▶ _Code that draws figures_
· · · · · · ·

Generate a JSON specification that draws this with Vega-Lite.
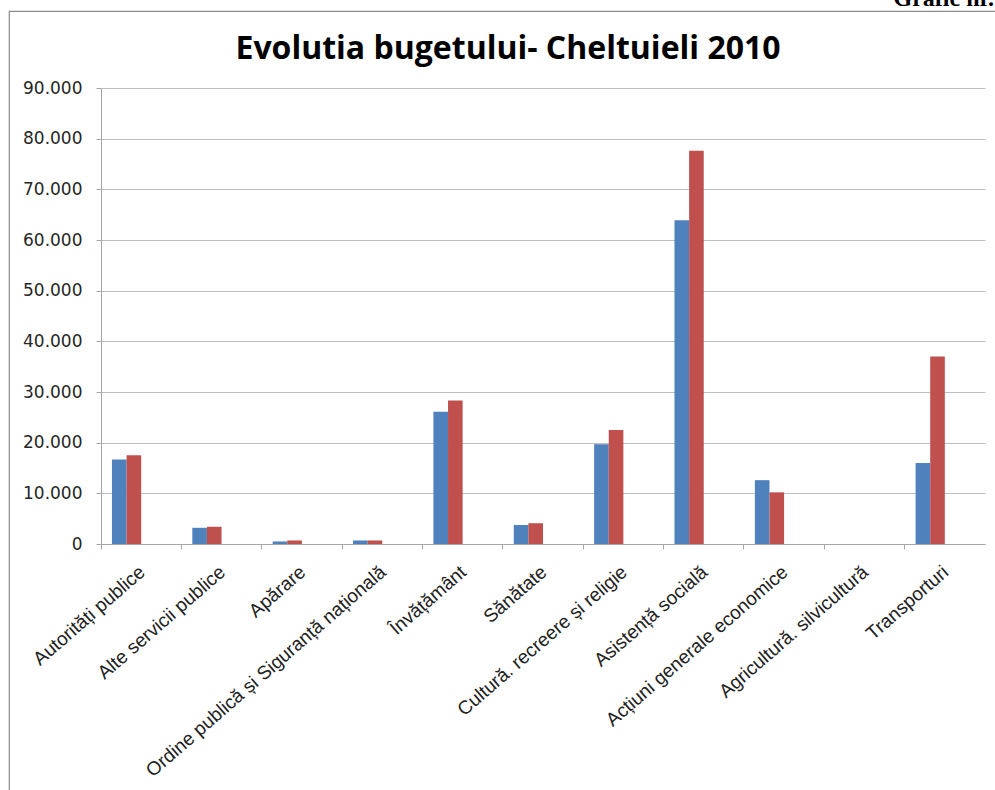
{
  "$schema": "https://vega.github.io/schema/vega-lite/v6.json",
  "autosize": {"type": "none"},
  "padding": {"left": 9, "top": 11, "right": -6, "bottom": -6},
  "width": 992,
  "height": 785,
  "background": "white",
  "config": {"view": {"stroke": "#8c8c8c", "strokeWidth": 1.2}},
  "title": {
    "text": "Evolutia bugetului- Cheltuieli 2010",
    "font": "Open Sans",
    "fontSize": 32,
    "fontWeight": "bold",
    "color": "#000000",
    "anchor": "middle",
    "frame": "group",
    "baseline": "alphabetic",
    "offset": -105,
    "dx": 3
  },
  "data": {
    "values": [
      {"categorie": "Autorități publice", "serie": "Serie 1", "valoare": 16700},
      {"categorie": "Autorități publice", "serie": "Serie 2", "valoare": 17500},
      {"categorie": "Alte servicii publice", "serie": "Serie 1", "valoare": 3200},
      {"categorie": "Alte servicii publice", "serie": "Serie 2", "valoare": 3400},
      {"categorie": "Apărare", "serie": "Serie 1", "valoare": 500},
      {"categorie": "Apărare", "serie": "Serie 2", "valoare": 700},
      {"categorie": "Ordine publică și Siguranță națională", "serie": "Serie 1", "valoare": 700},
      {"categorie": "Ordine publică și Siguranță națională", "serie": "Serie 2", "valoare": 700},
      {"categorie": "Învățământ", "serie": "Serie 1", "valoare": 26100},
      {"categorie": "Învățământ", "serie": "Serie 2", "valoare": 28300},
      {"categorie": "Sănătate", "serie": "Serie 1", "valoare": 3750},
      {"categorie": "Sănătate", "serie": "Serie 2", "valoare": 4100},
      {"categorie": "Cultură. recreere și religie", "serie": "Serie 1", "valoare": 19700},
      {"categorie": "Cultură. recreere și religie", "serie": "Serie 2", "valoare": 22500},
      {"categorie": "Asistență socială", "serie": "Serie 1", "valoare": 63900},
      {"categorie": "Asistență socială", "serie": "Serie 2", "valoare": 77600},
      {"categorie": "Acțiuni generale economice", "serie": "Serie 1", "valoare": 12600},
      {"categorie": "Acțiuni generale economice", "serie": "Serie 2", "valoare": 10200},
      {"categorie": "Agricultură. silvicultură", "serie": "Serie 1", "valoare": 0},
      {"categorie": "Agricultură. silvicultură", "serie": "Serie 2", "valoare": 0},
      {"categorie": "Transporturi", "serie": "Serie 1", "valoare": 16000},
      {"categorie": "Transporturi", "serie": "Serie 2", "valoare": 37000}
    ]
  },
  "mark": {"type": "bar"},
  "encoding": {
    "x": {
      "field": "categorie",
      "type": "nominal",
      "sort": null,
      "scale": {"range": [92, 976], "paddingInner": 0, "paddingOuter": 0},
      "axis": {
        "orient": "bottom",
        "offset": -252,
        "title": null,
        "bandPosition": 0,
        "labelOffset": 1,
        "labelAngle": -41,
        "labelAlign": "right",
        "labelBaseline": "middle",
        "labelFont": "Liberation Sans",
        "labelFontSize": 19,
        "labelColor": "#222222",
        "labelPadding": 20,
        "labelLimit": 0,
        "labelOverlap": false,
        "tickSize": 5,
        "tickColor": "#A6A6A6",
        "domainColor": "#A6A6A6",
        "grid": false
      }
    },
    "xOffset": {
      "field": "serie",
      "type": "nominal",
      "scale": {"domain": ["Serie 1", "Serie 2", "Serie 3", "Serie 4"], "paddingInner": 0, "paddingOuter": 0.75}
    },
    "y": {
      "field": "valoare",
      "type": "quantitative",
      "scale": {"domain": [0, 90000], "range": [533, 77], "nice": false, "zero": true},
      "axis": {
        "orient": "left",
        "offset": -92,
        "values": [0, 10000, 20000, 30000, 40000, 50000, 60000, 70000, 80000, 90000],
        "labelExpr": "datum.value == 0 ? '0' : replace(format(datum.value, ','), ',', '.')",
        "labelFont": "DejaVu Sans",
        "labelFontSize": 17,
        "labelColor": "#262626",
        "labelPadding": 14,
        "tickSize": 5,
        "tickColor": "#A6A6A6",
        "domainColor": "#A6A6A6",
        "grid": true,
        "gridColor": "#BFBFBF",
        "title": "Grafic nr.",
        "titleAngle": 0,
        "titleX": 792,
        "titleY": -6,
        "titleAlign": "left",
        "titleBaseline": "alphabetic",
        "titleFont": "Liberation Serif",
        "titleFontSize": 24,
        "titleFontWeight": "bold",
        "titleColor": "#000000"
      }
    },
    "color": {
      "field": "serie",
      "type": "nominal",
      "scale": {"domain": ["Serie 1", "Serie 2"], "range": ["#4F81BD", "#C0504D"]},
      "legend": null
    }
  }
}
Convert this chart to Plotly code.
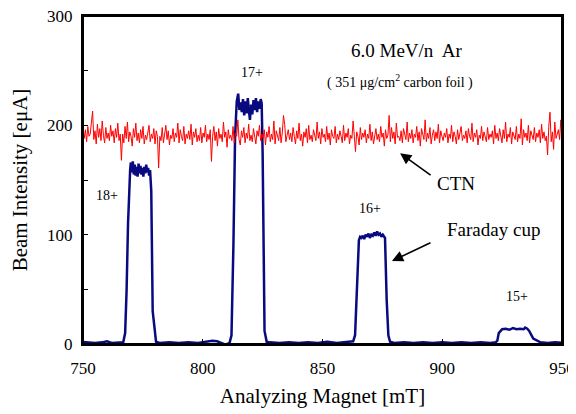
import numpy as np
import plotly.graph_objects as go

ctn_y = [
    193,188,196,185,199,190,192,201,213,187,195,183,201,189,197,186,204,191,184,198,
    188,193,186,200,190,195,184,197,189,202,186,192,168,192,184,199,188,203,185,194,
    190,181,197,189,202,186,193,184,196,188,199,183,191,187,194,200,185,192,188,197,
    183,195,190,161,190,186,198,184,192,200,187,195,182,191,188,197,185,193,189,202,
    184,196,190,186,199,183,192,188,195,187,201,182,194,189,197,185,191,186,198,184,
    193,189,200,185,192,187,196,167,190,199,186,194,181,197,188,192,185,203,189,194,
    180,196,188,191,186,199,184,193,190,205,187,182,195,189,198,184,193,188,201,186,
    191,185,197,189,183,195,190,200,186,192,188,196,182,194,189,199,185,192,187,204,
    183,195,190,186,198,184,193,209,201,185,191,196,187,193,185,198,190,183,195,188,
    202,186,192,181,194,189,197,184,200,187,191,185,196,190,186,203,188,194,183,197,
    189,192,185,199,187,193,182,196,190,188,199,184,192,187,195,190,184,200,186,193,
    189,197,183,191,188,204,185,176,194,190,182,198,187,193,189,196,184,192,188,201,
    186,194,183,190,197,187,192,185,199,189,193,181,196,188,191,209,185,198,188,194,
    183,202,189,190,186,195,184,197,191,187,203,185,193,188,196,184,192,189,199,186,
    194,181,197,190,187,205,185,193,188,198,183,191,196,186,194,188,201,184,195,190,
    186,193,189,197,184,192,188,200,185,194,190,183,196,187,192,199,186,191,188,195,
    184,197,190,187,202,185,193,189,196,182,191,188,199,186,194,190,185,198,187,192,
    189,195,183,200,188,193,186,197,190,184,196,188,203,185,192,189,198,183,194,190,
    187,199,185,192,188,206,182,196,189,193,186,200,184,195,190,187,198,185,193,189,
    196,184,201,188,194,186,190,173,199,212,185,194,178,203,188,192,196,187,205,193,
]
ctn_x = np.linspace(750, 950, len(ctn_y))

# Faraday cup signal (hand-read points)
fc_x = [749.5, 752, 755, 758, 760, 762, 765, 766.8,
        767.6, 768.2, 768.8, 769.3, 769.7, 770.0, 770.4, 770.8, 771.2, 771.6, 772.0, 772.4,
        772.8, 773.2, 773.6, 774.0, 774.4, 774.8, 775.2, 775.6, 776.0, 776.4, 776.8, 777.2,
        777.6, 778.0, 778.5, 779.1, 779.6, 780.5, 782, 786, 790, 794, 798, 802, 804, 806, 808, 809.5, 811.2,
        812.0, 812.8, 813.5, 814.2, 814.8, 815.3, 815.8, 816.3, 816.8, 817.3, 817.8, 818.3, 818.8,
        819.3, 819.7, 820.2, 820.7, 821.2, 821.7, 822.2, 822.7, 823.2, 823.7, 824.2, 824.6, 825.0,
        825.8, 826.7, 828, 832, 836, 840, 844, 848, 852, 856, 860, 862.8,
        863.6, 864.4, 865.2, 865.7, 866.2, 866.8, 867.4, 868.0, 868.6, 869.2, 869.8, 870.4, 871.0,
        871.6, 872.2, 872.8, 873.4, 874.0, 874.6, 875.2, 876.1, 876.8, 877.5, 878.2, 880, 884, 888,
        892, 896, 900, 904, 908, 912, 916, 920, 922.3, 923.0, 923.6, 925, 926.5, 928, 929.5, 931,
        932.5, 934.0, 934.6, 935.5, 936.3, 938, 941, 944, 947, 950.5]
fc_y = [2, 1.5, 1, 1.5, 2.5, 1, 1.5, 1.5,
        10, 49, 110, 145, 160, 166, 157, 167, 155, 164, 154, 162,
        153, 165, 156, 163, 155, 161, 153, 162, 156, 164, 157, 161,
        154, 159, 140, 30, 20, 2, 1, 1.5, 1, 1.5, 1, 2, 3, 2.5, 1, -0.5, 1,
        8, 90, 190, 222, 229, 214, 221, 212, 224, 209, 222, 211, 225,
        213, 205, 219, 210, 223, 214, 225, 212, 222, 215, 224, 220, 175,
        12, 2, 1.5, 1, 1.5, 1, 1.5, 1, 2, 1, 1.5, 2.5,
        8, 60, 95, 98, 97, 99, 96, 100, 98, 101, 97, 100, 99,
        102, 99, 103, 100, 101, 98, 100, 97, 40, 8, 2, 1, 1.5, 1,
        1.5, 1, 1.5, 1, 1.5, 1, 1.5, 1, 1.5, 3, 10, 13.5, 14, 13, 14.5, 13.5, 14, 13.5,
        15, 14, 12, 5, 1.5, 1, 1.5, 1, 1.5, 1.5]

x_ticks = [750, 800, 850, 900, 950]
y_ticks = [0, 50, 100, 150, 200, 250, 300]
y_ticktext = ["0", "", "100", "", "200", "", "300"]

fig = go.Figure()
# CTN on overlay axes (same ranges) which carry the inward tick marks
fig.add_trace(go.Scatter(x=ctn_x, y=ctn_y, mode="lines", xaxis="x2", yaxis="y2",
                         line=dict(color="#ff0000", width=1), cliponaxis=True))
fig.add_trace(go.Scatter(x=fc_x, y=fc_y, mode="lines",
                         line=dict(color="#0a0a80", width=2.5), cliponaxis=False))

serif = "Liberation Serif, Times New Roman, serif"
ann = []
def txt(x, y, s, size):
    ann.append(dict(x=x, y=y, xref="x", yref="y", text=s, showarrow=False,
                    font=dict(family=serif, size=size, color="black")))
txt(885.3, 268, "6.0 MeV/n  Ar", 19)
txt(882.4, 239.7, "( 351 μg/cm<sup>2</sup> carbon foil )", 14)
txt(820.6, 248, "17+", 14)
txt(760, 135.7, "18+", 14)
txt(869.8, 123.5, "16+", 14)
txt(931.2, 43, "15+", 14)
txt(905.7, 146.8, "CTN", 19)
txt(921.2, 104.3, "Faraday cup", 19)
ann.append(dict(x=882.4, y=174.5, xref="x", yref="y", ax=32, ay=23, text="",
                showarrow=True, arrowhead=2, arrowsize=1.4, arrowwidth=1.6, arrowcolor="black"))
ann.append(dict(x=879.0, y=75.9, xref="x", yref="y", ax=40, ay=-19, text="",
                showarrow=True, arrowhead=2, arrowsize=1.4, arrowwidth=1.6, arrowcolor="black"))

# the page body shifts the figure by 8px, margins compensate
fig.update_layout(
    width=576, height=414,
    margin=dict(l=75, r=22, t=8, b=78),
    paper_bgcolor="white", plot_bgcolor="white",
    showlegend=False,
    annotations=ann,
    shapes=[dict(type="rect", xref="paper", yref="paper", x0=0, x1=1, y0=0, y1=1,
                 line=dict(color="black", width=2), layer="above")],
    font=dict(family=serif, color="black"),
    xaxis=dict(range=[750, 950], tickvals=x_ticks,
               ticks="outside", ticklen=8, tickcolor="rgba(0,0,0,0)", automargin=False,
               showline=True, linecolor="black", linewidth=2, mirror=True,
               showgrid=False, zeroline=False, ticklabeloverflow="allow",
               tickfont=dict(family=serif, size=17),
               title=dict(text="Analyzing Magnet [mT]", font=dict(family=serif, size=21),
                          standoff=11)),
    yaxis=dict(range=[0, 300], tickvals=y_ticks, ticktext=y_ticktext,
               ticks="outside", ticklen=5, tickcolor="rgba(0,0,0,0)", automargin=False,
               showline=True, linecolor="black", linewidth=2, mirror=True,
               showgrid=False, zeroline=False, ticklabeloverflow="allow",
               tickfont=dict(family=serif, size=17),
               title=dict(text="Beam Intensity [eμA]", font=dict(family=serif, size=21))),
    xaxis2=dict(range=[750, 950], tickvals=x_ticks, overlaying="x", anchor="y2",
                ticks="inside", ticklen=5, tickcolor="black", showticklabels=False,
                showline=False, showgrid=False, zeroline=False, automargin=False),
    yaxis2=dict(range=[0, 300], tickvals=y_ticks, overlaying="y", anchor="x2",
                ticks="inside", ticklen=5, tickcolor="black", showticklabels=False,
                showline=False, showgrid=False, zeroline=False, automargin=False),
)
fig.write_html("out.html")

· · · · · · ·

▶ _What you will do_
Using the records above, list each line that includes "this".

▶ _The solution_
Generate a JSON specification that draws this with Vega-Lite.
Convert this chart to Plotly code.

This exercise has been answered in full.